---- Data provided
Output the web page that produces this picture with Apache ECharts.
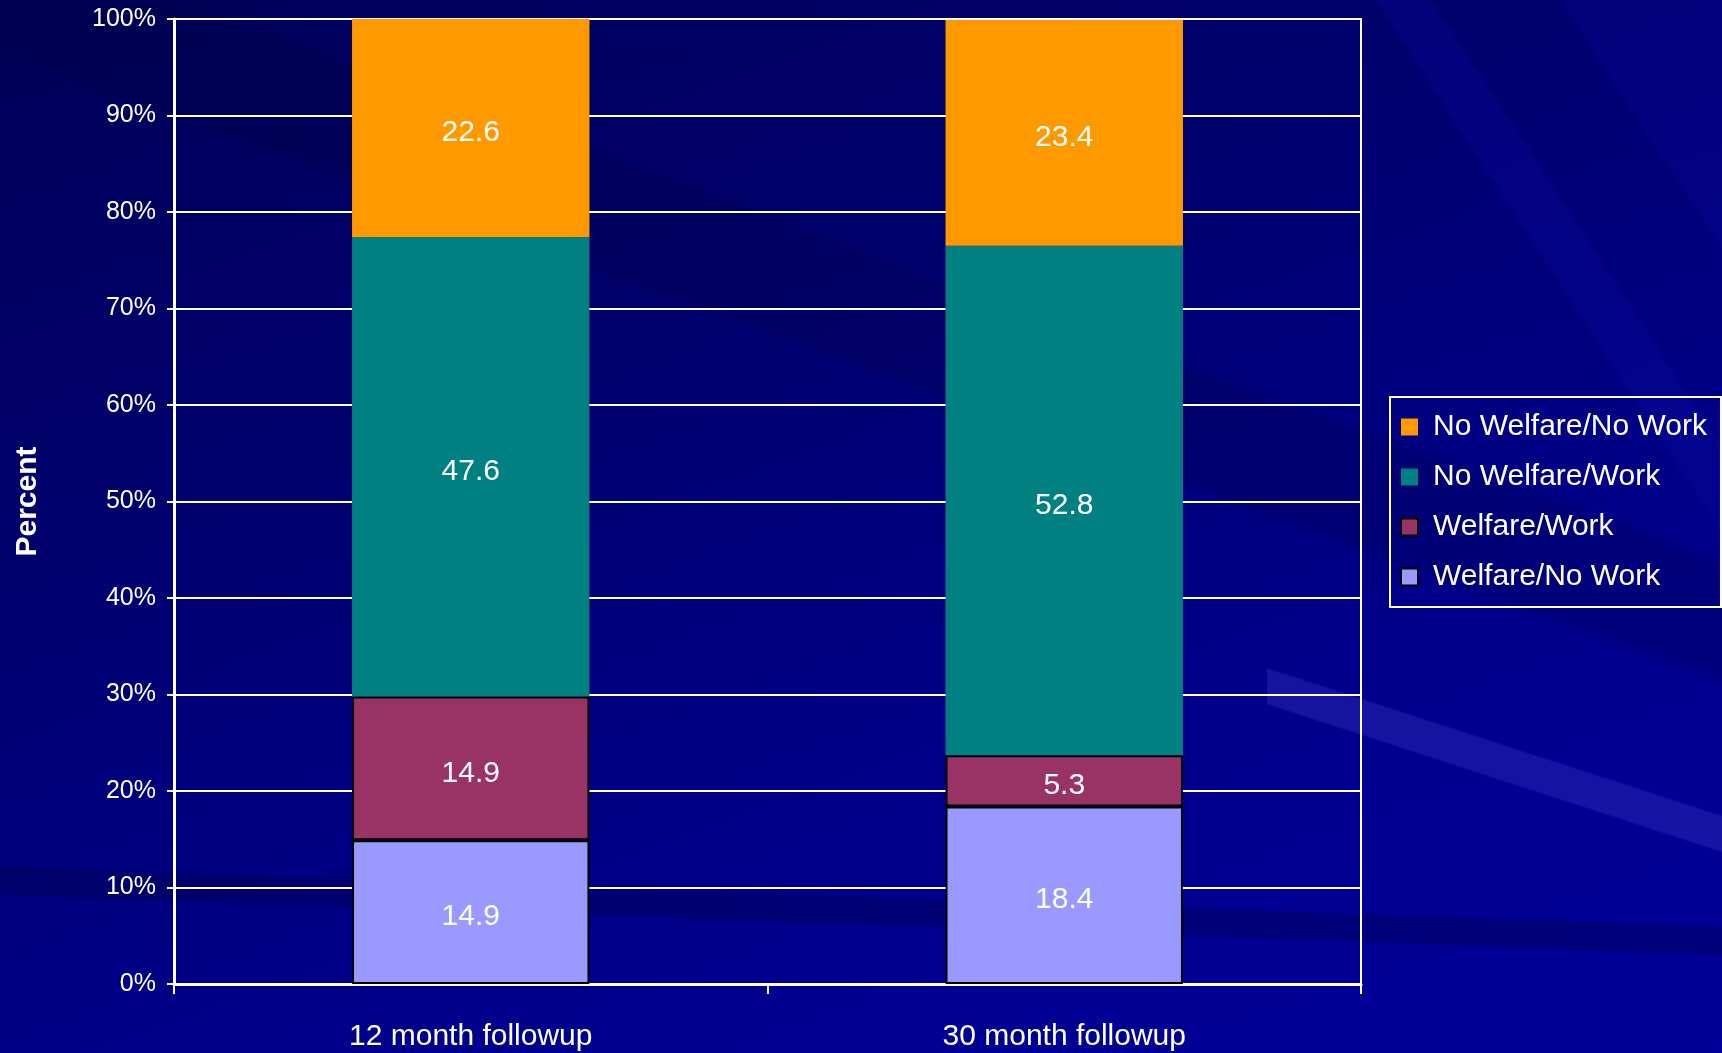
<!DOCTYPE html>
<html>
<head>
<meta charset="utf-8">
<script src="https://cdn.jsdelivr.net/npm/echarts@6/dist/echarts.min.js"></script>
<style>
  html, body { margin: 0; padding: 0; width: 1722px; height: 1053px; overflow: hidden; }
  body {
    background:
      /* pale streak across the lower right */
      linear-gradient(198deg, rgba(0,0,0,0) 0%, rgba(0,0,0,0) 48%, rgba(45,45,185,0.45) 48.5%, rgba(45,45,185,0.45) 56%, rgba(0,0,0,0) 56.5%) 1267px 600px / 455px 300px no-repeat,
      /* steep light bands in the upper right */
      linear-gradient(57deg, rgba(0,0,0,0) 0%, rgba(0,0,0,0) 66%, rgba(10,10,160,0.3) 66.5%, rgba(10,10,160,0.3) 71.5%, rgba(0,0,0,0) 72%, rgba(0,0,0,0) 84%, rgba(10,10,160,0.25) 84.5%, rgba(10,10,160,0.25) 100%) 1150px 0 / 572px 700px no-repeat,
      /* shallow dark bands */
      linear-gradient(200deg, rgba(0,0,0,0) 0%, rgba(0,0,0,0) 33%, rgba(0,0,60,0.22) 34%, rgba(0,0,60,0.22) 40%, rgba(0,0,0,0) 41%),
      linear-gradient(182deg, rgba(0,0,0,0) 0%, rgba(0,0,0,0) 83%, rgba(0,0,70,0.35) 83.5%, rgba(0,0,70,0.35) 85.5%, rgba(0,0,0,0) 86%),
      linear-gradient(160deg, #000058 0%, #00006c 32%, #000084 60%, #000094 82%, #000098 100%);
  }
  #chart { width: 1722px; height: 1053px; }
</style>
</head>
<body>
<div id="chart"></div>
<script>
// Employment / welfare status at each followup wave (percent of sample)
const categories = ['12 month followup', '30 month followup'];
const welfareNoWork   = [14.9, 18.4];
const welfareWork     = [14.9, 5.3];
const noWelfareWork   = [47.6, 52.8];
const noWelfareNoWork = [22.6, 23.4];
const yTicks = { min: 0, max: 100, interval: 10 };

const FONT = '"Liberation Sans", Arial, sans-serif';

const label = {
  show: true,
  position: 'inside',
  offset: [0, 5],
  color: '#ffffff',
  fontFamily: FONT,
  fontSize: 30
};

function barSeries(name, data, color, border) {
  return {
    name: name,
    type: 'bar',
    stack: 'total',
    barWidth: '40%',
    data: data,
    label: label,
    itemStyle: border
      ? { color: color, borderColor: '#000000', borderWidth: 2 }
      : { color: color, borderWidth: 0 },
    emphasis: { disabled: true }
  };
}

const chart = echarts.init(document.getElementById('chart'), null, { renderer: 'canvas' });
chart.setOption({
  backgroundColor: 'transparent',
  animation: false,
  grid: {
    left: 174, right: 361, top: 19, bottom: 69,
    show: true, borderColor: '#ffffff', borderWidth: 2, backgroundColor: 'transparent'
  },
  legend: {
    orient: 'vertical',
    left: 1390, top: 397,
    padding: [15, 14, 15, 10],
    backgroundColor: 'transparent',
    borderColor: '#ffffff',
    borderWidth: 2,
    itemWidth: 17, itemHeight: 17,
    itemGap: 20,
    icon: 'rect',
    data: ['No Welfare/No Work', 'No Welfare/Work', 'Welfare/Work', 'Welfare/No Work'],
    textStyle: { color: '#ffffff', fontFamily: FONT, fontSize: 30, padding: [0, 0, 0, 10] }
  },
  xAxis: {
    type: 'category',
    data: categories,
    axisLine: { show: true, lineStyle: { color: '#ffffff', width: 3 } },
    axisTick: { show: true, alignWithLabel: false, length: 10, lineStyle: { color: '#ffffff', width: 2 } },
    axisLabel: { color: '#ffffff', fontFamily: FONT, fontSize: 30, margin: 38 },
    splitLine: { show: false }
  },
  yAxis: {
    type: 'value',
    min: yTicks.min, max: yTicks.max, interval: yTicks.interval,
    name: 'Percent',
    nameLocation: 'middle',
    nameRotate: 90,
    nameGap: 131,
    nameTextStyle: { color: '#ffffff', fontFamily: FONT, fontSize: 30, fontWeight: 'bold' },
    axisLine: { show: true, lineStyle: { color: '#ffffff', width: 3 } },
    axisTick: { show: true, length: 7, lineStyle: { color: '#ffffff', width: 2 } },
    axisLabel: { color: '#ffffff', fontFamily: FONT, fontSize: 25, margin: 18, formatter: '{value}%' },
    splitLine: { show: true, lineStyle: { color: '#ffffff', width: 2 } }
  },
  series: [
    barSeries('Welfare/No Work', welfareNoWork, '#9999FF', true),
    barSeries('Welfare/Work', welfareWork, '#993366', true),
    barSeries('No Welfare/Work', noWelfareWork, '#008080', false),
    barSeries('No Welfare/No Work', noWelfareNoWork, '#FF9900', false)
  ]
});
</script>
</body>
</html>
--------
---- Data provided
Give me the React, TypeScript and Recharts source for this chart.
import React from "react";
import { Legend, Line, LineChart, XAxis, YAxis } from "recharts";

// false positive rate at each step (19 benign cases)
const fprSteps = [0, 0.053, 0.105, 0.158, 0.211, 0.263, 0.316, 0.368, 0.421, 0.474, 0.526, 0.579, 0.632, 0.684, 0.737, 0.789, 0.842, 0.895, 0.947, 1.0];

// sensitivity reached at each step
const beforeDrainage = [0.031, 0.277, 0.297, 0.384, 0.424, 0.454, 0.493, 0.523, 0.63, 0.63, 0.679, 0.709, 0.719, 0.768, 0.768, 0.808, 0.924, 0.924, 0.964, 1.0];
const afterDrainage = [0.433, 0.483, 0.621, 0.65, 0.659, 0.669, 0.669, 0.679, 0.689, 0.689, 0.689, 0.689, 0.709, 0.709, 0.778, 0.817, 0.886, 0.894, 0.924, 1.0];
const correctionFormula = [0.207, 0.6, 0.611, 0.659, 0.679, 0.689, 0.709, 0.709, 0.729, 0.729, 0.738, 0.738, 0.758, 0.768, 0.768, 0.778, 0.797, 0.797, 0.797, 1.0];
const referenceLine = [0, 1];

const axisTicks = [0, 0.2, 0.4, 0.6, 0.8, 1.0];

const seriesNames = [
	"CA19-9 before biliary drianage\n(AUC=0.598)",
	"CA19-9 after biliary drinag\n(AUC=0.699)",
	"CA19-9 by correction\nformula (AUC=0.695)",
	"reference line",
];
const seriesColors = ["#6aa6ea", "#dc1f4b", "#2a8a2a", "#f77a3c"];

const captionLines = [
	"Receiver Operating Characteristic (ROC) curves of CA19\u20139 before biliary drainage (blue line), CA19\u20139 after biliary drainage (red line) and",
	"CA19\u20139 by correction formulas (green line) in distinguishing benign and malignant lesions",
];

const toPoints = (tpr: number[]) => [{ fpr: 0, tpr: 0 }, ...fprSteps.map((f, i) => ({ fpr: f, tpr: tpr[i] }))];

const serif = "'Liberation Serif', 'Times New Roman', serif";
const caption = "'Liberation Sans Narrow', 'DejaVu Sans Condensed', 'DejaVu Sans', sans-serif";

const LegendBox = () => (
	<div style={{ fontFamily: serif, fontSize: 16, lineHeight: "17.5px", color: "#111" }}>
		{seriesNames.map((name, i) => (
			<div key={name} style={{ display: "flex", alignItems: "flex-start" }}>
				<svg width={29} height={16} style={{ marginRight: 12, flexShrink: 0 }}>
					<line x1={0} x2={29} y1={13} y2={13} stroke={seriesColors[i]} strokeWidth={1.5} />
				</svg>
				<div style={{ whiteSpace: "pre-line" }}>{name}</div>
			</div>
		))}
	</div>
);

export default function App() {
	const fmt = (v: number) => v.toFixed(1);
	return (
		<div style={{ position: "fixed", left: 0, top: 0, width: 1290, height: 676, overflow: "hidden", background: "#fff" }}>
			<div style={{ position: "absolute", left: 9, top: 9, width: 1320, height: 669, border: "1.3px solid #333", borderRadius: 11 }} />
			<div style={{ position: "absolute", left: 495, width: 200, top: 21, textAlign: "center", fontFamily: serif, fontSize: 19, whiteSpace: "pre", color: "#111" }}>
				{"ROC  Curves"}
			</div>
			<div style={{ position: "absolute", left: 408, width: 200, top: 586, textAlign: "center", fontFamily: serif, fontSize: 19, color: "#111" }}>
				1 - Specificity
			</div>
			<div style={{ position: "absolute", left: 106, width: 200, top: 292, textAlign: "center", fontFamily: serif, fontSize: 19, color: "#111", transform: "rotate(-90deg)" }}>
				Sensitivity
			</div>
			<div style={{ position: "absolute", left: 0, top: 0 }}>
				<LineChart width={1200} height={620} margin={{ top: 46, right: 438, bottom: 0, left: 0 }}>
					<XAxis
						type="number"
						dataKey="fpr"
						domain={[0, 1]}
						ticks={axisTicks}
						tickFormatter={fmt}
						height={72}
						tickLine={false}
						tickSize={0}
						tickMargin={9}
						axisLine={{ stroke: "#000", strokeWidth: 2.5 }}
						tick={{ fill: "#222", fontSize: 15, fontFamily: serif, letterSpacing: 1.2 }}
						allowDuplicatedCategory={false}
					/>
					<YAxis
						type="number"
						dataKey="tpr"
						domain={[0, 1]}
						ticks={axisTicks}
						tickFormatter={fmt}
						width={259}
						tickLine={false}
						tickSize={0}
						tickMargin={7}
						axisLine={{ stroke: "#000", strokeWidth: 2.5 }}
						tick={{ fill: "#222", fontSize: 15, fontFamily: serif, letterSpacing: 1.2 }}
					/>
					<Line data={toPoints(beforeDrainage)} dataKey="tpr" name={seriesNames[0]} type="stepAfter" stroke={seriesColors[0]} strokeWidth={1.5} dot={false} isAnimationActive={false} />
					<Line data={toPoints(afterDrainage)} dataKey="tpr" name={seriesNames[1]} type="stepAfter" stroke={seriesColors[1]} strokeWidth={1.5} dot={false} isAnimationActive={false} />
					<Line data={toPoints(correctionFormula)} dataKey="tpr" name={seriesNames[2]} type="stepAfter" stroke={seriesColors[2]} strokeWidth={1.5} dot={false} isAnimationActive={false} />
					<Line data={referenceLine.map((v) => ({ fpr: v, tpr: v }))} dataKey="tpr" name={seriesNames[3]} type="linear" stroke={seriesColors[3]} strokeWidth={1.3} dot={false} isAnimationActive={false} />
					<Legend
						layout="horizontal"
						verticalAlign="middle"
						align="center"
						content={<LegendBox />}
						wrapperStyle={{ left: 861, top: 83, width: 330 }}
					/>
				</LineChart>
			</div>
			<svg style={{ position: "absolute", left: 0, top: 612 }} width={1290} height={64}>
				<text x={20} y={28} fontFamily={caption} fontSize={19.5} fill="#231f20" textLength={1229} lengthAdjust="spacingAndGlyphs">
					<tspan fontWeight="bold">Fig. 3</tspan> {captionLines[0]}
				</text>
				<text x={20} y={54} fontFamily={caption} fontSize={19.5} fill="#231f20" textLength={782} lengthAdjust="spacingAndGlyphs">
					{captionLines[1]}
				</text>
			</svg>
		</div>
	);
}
--------
### Exercise aim
Using the entries above, give again exactly the lines from the line holding "Give me the" through the line holding "LineChart, XAxis, YAxis". Include both end lines and nothing else.

### Response for this exercise
Give me the React, TypeScript and Recharts source for this chart.
import React from "react";
import { Legend, Line, LineChart, XAxis, YAxis } from "recharts";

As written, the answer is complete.